--- start Exercise data ---

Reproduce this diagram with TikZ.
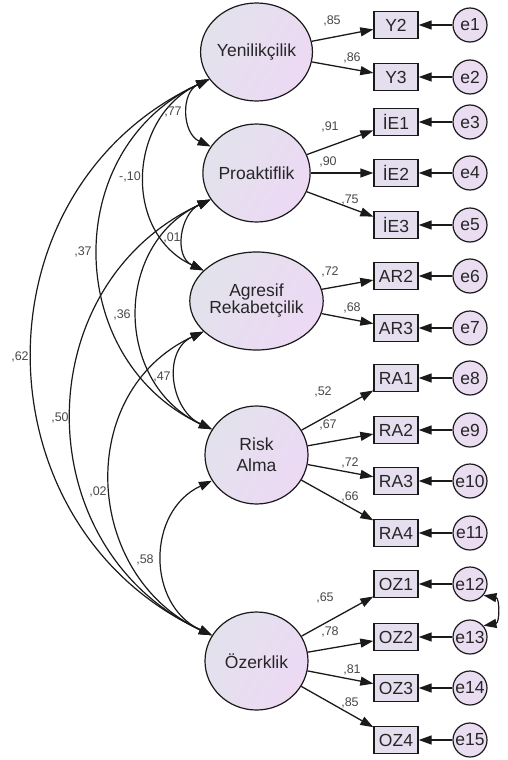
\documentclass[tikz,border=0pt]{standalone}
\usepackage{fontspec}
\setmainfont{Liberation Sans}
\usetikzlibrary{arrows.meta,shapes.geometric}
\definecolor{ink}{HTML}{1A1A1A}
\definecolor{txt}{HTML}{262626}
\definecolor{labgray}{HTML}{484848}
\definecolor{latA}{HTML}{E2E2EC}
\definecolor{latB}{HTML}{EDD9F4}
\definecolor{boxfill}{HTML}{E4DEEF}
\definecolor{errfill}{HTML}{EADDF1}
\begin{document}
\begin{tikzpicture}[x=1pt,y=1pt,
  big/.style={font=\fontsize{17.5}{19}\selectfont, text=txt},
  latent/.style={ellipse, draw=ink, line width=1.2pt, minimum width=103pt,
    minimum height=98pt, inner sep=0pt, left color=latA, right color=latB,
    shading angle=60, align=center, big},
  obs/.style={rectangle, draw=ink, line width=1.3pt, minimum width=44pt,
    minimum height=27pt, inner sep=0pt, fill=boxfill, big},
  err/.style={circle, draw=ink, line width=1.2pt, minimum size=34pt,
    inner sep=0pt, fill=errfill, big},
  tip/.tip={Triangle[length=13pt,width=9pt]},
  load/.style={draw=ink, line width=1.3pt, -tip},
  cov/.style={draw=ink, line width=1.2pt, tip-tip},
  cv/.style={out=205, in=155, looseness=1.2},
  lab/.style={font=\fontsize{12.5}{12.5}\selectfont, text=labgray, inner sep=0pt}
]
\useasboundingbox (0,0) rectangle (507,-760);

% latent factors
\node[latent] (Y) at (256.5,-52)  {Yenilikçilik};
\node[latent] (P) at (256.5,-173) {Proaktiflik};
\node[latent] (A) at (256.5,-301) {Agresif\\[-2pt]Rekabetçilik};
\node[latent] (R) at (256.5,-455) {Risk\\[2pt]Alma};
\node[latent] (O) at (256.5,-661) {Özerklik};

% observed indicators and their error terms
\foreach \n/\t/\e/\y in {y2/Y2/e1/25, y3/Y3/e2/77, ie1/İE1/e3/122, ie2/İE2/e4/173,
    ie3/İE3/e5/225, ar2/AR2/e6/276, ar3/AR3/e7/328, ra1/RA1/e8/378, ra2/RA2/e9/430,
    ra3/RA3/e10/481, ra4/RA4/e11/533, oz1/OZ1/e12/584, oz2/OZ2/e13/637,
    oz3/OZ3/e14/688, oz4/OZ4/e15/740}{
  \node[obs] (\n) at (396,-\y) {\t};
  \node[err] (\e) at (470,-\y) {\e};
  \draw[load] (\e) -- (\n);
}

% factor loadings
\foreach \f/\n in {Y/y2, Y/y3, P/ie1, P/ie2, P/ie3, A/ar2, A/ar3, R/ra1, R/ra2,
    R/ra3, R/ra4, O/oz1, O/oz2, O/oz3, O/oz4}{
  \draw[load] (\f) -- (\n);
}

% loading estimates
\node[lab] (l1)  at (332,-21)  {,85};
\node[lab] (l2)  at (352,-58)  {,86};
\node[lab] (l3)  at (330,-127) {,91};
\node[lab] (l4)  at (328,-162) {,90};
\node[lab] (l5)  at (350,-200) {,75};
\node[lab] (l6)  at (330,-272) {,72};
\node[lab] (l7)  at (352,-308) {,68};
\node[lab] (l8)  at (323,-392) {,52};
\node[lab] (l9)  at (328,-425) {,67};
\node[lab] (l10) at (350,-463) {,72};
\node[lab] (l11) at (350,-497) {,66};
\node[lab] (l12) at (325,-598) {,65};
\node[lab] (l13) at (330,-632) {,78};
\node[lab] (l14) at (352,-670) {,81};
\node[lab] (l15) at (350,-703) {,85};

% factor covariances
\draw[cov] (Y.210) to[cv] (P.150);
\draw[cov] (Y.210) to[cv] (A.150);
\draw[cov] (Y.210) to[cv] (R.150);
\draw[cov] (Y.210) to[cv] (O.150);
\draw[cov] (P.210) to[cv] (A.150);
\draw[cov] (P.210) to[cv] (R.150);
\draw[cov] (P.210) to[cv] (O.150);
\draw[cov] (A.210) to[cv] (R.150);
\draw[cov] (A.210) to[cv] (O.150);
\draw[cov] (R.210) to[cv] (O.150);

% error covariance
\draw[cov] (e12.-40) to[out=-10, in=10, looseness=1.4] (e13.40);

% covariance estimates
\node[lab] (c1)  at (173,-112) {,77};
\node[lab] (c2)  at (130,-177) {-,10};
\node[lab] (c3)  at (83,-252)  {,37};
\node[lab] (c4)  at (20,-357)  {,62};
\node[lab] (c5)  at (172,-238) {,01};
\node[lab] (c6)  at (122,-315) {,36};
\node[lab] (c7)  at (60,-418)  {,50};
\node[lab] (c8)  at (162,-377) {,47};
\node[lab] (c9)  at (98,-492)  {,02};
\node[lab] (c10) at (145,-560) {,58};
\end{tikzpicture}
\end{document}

--- end Exercise data ---
--- start Exercise data ---

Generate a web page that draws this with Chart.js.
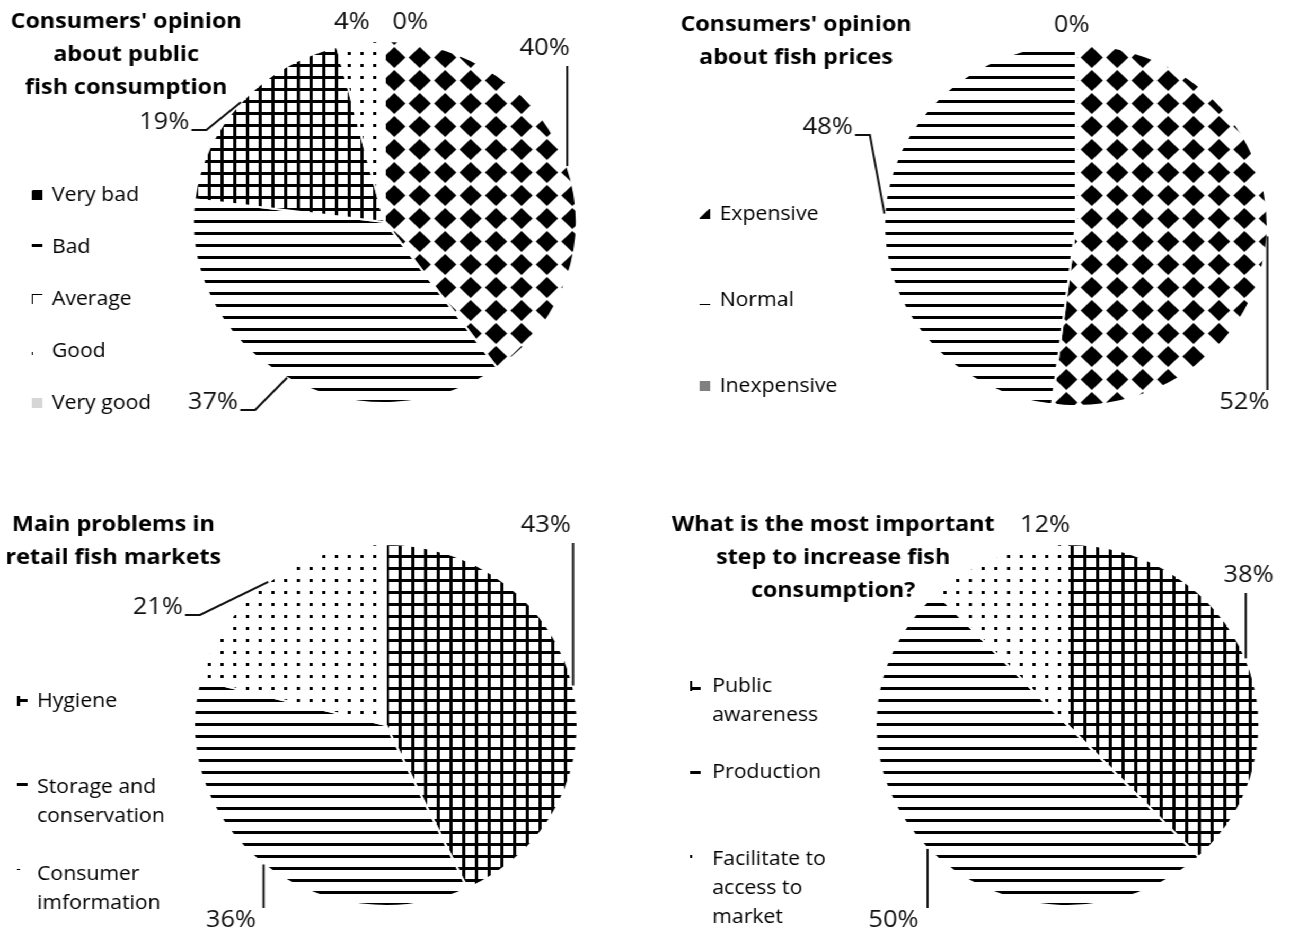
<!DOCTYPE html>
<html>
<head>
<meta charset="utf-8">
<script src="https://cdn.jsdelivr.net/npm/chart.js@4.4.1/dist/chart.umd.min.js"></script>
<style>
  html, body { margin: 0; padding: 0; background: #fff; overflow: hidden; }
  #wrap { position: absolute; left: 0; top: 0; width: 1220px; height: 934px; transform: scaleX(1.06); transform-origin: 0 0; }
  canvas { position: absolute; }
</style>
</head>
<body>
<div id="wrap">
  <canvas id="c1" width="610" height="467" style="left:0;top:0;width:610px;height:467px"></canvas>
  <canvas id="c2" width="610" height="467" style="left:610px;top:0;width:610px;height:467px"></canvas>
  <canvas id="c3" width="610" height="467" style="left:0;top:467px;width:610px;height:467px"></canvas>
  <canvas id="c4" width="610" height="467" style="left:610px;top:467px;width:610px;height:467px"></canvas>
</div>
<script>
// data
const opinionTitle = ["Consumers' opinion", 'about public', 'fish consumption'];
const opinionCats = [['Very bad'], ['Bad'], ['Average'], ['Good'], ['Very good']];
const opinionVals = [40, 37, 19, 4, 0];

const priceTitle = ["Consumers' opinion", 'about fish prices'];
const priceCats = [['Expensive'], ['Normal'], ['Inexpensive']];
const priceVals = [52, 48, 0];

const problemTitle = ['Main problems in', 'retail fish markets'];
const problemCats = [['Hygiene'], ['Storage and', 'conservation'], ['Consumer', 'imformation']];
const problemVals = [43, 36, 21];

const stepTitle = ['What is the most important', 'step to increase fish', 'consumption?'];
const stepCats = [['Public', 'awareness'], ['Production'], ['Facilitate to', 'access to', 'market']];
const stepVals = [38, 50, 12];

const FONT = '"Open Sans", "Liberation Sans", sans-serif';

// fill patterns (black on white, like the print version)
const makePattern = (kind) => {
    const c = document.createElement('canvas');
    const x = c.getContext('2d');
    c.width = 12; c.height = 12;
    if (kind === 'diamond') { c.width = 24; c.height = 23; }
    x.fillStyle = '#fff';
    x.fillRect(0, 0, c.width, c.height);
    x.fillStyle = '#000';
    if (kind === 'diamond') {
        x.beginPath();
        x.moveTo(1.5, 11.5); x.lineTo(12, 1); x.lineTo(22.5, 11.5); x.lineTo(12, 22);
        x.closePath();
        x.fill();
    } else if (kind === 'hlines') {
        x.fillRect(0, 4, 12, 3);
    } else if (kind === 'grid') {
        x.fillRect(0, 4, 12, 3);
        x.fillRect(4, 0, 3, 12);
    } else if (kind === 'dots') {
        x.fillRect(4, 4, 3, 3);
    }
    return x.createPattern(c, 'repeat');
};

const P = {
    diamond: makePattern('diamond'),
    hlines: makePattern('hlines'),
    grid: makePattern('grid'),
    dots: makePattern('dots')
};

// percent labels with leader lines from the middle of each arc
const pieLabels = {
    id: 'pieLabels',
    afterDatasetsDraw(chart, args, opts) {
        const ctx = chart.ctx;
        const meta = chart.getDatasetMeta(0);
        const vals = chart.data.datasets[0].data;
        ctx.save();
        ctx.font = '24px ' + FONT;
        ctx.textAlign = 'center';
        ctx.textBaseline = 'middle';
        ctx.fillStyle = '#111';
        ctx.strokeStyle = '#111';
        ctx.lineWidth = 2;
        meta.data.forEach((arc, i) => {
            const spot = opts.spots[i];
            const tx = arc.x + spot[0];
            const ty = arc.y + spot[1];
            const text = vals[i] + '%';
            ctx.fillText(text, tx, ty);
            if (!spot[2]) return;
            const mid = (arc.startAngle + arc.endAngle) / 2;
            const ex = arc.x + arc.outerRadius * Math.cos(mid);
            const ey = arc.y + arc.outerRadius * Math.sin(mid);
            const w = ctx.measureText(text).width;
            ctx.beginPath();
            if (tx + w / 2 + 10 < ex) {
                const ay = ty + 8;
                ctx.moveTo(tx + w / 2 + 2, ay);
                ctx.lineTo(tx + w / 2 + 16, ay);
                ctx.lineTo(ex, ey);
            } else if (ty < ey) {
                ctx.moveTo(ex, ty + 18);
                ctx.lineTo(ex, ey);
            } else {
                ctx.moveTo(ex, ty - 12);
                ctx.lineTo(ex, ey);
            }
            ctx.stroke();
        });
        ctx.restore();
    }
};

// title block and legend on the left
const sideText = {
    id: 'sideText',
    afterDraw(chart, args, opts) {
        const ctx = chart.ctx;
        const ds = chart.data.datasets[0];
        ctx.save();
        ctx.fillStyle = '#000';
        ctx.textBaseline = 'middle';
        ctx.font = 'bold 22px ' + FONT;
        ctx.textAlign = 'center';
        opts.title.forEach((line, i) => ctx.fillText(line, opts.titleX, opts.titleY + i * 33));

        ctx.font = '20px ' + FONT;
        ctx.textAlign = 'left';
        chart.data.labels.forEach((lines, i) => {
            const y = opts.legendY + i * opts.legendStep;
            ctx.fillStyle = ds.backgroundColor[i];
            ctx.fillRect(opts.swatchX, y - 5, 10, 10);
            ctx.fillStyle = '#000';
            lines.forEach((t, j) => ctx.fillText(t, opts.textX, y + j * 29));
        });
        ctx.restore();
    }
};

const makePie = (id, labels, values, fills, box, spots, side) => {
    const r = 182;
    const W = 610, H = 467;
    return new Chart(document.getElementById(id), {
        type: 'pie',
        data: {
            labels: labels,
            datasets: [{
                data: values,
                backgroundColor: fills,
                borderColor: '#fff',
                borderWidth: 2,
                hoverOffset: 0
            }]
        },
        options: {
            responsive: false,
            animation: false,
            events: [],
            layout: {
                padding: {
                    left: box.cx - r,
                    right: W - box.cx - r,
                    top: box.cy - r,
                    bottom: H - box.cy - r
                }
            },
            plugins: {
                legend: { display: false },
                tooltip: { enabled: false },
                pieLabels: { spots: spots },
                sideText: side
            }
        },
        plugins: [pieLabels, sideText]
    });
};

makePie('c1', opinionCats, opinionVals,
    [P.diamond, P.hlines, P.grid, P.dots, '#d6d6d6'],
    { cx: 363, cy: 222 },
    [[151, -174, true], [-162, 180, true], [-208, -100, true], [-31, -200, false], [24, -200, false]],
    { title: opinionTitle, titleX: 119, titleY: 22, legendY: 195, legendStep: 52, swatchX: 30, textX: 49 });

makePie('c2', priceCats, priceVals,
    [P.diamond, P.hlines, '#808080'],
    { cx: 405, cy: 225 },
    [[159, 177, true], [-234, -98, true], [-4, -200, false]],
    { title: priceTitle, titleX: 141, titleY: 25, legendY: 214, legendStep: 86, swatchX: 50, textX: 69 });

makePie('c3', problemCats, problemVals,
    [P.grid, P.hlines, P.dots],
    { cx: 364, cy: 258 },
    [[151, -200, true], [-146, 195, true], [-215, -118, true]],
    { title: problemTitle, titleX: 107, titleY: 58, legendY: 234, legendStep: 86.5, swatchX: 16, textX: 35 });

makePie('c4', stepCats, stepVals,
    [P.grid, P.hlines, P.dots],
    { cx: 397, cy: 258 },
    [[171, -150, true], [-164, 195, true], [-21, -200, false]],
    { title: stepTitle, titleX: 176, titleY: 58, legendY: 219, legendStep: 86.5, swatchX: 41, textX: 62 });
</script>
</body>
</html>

--- end Exercise data ---

Job |
Show every line from the entries above in which the word "with" appears.

Finished answer |
Reproduce this diagram with TikZ.
Generate a web page that draws this with Chart.js.
// percent labels with leader lines from the middle of each arc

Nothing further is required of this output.